Quotes that Say Something


"Please, dad, get down and look. I think there's some kind of monster under my bed."

Life when seen in close-up often seems tragic, but in wide-angle it often seems comic. -- Charlie Chaplin

"And when the cloudbursts thunder in your ear, you shout, but no one's there to hear. And if the band you're in starts playing different tunes, I'll see you on the dark side of the moon." -- Roger Waters, "Brain Damage"


Jul 28, 2013

Rejection -- How Am I Off the Island?


          The Pain of Rejection is More Powerful Than We Think

          'The human brain registers rejection much like physical pain.'

          I caught this commentary on the Salon website a few days ago. Lucky for me. I had been thinking about the gaping blowholes that personal and professional rejection tear up through one's skin and bone, leaving vulnerable breaches here and there. Then this thought provoking writing appears on Salon.com without fanfare, rising up amidst other articles lined up above and below it. A key point comes through strikingly: the harsh karma of rejection gets mindfully registered in one's psyche a lot like physical pain and it sparks in the same wound zone of the human brain. Those bitter and wicked doses of rejection, well just about everybody experiences some of them -- and some people manifest them much more than others.

          The idea source here is the book, Emotional First Aid, by Guy Winch, Ph.D. Rejections can cause four distinct psychological wounds, the severity of which depends on the situation and our emotional health at the time. Specifically, rejections elicit emotional pain so sharp

  (1) it affects our thinking,
  (2) floods us with anger,
  (3) erodes our confidence and self-esteem, and
  (4) destabilizes our (sense of) belonging.

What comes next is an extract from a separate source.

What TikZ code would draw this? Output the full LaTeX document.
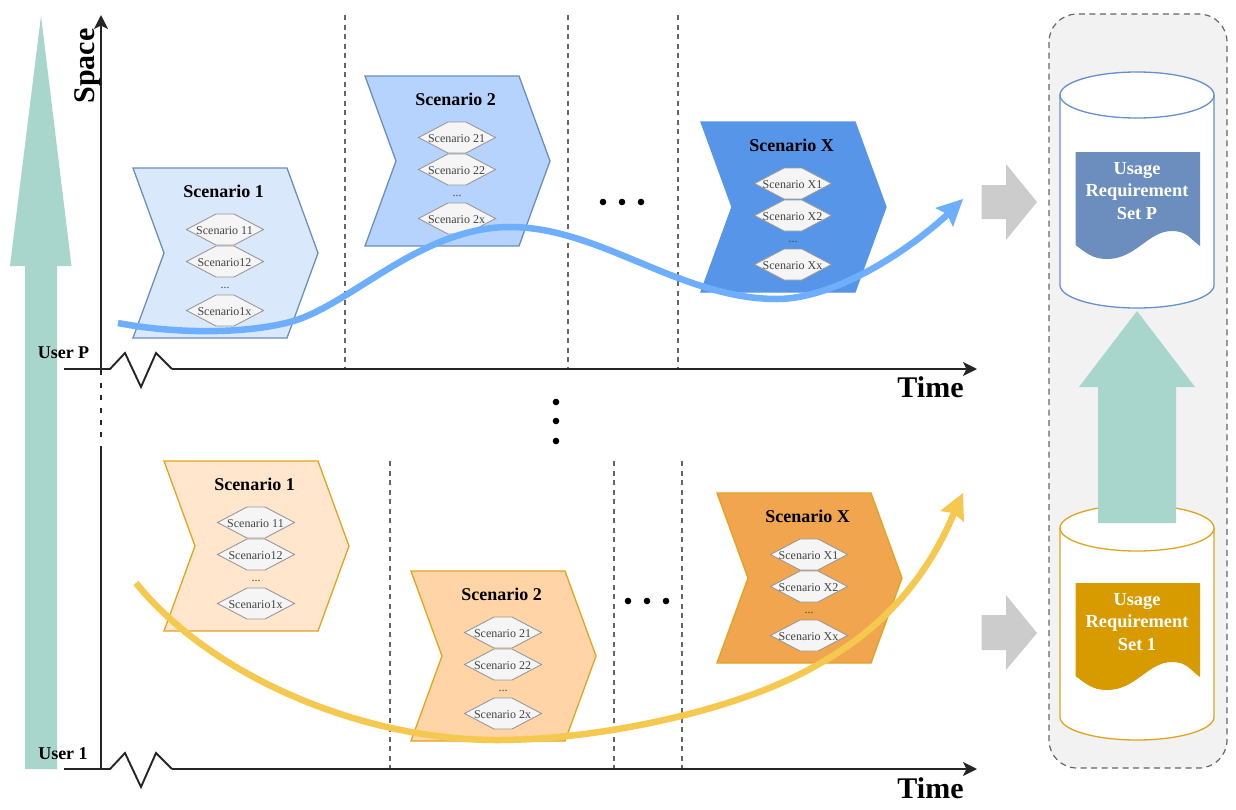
\documentclass[tikz,border=0pt]{standalone}
\usepackage{fontspec}
\setmainfont{Liberation Serif}
\usetikzlibrary{arrows.meta}
\definecolor{teal1}{HTML}{A8D6CD}
\definecolor{greyarrow}{HTML}{CCCCCC}
\definecolor{panelfill}{HTML}{F2F2F2}
\definecolor{axisc}{HTML}{262626}
\definecolor{dashc}{HTML}{666666}
\definecolor{hexfill}{HTML}{F5F5F5}
\definecolor{hexline}{HTML}{999999}
\definecolor{hextext}{HTML}{444444}
\definecolor{blueline}{HTML}{6C8EBF}
\definecolor{blueA}{HTML}{DAE8FC}
\definecolor{blueB}{HTML}{B5D3FD}
\definecolor{blueC}{HTML}{5695E8}
\definecolor{orangeline}{HTML}{E0A41E}
\definecolor{orangeA}{HTML}{FFE6CC}
\definecolor{orangeB}{HTML}{FFD4A6}
\definecolor{orangeC}{HTML}{F0A54E}
\definecolor{curveblue}{HTML}{6EAEFF}
\definecolor{curveyellow}{HTML}{F5C950}
\definecolor{docblue}{HTML}{6C8EBF}
\definecolor{docorange}{HTML}{D79B00}
\definecolor{cylblue}{HTML}{6490D0}
\tikzset{
  axisline/.style={draw=axisc,line width=1.9pt},
  axisarrow/.style={axisline,-{Stealth[length=14pt,width=14pt,inset=3.5pt]}},
  gridline/.style={draw=dashc,line width=1.3pt,dash pattern=on 5pt off 4.5pt},
  titletext/.style={font=\fontsize{18}{20}\selectfont\bfseries,text=black,anchor=base,inner sep=0pt},
  hextxt/.style={font=\fontsize{12}{14}\selectfont,text=hextext,anchor=base,inner sep=0pt},
  hexpath/.style={fill=hexfill,draw=hexline,line width=0.9pt},
  timetext/.style={font=\fontsize{30}{32}\selectfont\bfseries,text=black,anchor=base,inner sep=0pt},
  usertext/.style={font=\fontsize{18}{20}\selectfont\bfseries,text=black,anchor=base,inner sep=0pt},
  doctext/.style={font=\fontsize{18.4}{20}\selectfont\bfseries,text=white,anchor=base,inner sep=0pt},
  bigteal/.style={fill=teal1,draw=none},
  greyblock/.style={fill=greyarrow,draw=none},
  dotmark/.style={circle,fill=black,draw=none,minimum size=6.6pt,inner sep=0pt},
  curvestroke/.style={line width=6.5pt,line join=round},
}
% hexagon: name, y offset, text
\newcommand{\hexitem}[3]{%
  \draw[hexpath] (92-38.5,#2) -- (92-9,#2-15.5) -- (92+9,#2-15.5) -- (92+38.5,#2) -- (92+9,#2+15.5) -- (92-9,#2+15.5) -- cycle;
  \node[hextxt] (#1) at (91.5,#2+5) {#3};
}
% block: name, x, y, fill, line, title, sub1, sub2, sub3
\newcommand{\chevronblock}[9]{%
  \begin{scope}[shift={(#2,#3)}]
    \draw[fill=#4,draw=#5,line width=1.3pt,line join=miter]
      (0,0) -- (154,0) -- (185,85) -- (154,170) -- (0,170) -- (31,85) -- cycle;
    \node[titletext] (#1t) at (90.5,29) {#6};
    \hexitem{#1a}{61.5}{#7}
    \hexitem{#1b}{93.5}{#8}
    \node[hextxt] (#1d) at (92,120.5) {...};
    \hexitem{#1c}{142.5}{#9}
  \end{scope}
}
% cylinder: ellipse centre y, bottom arc centre y, colour
\newcommand{\cylblock}[3]{%
  \draw[fill=white,draw=#3,line width=1.3pt]
    (1060,#1) -- (1060,#2) arc[start angle=180,end angle=0,x radius=77,y radius=23] -- (1214,#1)
    arc[start angle=0,end angle=-180,x radius=77,y radius=23] -- cycle;
  \draw[draw=#3,line width=1.3pt] (1060,#1) arc[start angle=180,end angle=0,x radius=77,y radius=23];
}
% document: top y, fill
\newcommand{\docblock}[2]{%
  \fill[#2] (1075.5,#1) -- (1200,#1) -- (1200,#1+94)
    .. controls (1190,#1+87) and (1187,#1+79) .. (1172,#1+79)
    .. controls (1148,#1+79) and (1136,#1+107) .. (1107,#1+107)
    .. controls (1092,#1+107) and (1085,#1+100) .. (1075.5,#1+93) -- cycle;
}
\begin{document}
\begin{tikzpicture}[x=1pt,y=-1pt]
\path[use as bounding box,fill=white] (0,0) rectangle (1236,809);

% large space arrow
\fill[bigteal] (41,16) -- (71.5,266) -- (57,266) -- (57,769) -- (25,769) -- (25,266) -- (10,266) -- cycle;

% coordinates of axes
\coordinate (pL) at (64,369); \coordinate (pA) at (110,369);
\coordinate (pB) at (172,369); \coordinate (pE) at (977,369);
\coordinate (uL) at (64,769); \coordinate (uA) at (110,769);
\coordinate (uB) at (172,769); \coordinate (uE) at (977,769);
\coordinate (vTop) at (101,15); \coordinate (vP) at (101,375);
\coordinate (vGap) at (101,446); \coordinate (vU) at (101,769);
\coordinate (vDashA) at (101,383); \coordinate (vDashB) at (101,440);

% grid lines
\foreach \n/\gx in {a/345,b/568,c/678}{
  \coordinate (gt\n) at (\gx,15); \coordinate (gb\n) at (\gx,369);
  \draw[gridline] (gt\n) -- (gb\n);
}
\foreach \n/\gx in {d/390,e/614,f/682}{
  \coordinate (gt\n) at (\gx,461); \coordinate (gb\n) at (\gx,769);
  \draw[gridline] (gt\n) -- (gb\n);
}

% axes
\draw[axisarrow] (vP) -- (vTop);
\draw[draw=axisc,line width=2.2pt,dash pattern=on 5pt off 7.3pt] (vDashA) -- (vDashB);
\draw[axisline] (vGap) -- (vU);
\draw[axisline,line join=miter] (pL) -- (pA) -- (125,353) -- (141,387) -- (156,353) -- (pB);
\draw[axisarrow] (pB) -- (pE);
\draw[axisline,line join=miter] (uL) -- (uA) -- (125,753) -- (141,787) -- (156,753) -- (uB);
\draw[axisarrow] (uB) -- (uE);

% axis labels
\node[timetext] (timeP) at (930.5,397.5) {Time};
\node[timetext] (timeU) at (930.5,798) {Time};
\node[timetext,rotate=90] (spaceL) at (94,66) {Space};
\node[usertext] (userP) at (63.5,358) {User P};
\node[usertext] (userU) at (63,759) {User 1};

% scenario blocks
\chevronblock{pone}{133}{168}{blueA}{blueline}{Scenario 1}{Scenario 11}{Scenario12}{Scenario1x}
\chevronblock{ptwo}{365}{76}{blueB}{blueline}{Scenario 2}{Scenario 21}{Scenario 22}{Scenario 2x}
\chevronblock{px}{701}{122}{blueC}{blueC}{Scenario X}{Scenario X1}{Scenario X2}{Scenario Xx}
\chevronblock{uone}{164}{461}{orangeA}{orangeline}{Scenario 1}{Scenario 11}{Scenario12}{Scenario1x}
\chevronblock{utwo}{411}{571}{orangeB}{orangeline}{Scenario 2}{Scenario 21}{Scenario 22}{Scenario 2x}
\chevronblock{ux}{717}{493}{orangeC}{orangeline}{Scenario X}{Scenario X1}{Scenario X2}{Scenario Xx}

% ellipsis dots
\foreach \n/\dx in {1/603,2/622,3/641}{\node[dotmark] (dp\n) at (\dx,202) {};}
\foreach \n/\dx in {1/628,2/647,3/666}{\node[dotmark] (du\n) at (\dx,601) {};}
\foreach \n/\dy in {1/402,2/421,3/441}{\node[dotmark] (dv\n) at (556,\dy) {};}

% curves
\coordinate (bS) at (118,323); \coordinate (bE) at (948,214);
\coordinate (yS) at (136,583); \coordinate (yE) at (954,513);
\draw[curvestroke,draw=curveblue] (bS)
  .. controls (170,333) and (240,335) .. (290,322)
  .. controls (350,306) and (420,227) .. (510,227)
  .. controls (600,227) and (680,299) .. (777,299)
  .. controls (830,299) and (900,258) .. (bE);
\fill[curveblue] (963,199) -- (953,227) -- (947,214) -- (935,208) -- cycle;

\draw[curvestroke,draw=curveyellow] (yS)
  .. controls (210,675) and (360,740) .. (497,740)
  .. controls (600,740) and (740,710) .. (817,665)
  .. controls (870,636) and (922,590) .. (yE);
\fill[curveyellow] (963,493) -- (964,522) -- (953,513) -- (940,511) -- cycle;

% grey arrows
\fill[greyblock] (981.5,185) -- (1006,185) -- (1006,164) -- (1037,202) -- (1006,240) -- (1006,219) -- (981.5,219) -- cycle;
\fill[greyblock] (981.5,615) -- (1006,615) -- (1006,595) -- (1037,633) -- (1006,670) -- (1006,650) -- (981.5,650) -- cycle;

% right panel
\draw[fill=panelfill,draw=dashc,line width=1.2pt,dash pattern=on 6pt off 4.5pt,rounded corners=28pt]
  (1049,14) rectangle (1227,768);

% stores
\cylblock{95}{285}{cylblue}
\cylblock{528}{717}{orangeline}
\docblock{152}{docblue}
\docblock{583}{docorange}
\node[doctext] (p1) at (1137,174) {Usage};
\node[doctext] (p2) at (1137,196) {Requirement};
\node[doctext] (p3) at (1137,219) {Set P};
\node[doctext] (o1) at (1137,605) {Usage};
\node[doctext] (o2) at (1137,627) {Requirement};
\node[doctext] (o3) at (1137,650) {Set 1};

% link arrow between stores
\fill[bigteal] (1137,311) -- (1195,387) -- (1176,387) -- (1176,523) -- (1098,523) -- (1098,387) -- (1079,387) -- cycle;
\end{tikzpicture}
\end{document}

          Many rejections we experience are comparatively mild; our injuries heal with time. But when left untreated, even the wounds created by mild rejections can become “infected” and cause psychological complications that seriously impact our mental well-being. When the rejections we experience are substantial, the urgency of treating our wounds with emotional first aid is far greater. This . . . minimizes the risk of “infections” or complications but also accelerates our emotional healing process.

          What characterizes rejection is the magnitude of the pain it elicits. We liken it to being punched in the stomach or stabbed in the chest. -- Some people equate it to the feelings of natural childbirth and cancer treatments! Other emotionally painful experiences, such as intense disappointment, frustration, or fear, while highly unpleasant, pale in comparison to rejection.

          So, the rejection process often hurts much more than other emotional suffering? The (reason) lies in our evolutionary past. Humans are social animals; being rejected from the tribe or social group in the pre-civilized past would have meant losing access to food, protection, and mating partners, making it extremely difficult to survive. Being ostracized would have been akin to receiving a death sentence. Such consequences caused human brains to develop an early-warning system to alert humans about risk and terror, or being “voted off the island." Harsh pain was sensed when there was even a hint of social rejection.

          . . . Brain scans show that the very same brain regions get activated when we feel rejection as when we experience physical pain. The two systems are (very) tightly linked . . . Sadly, other unpleasant emotions like embarrassment do not share these characteristics.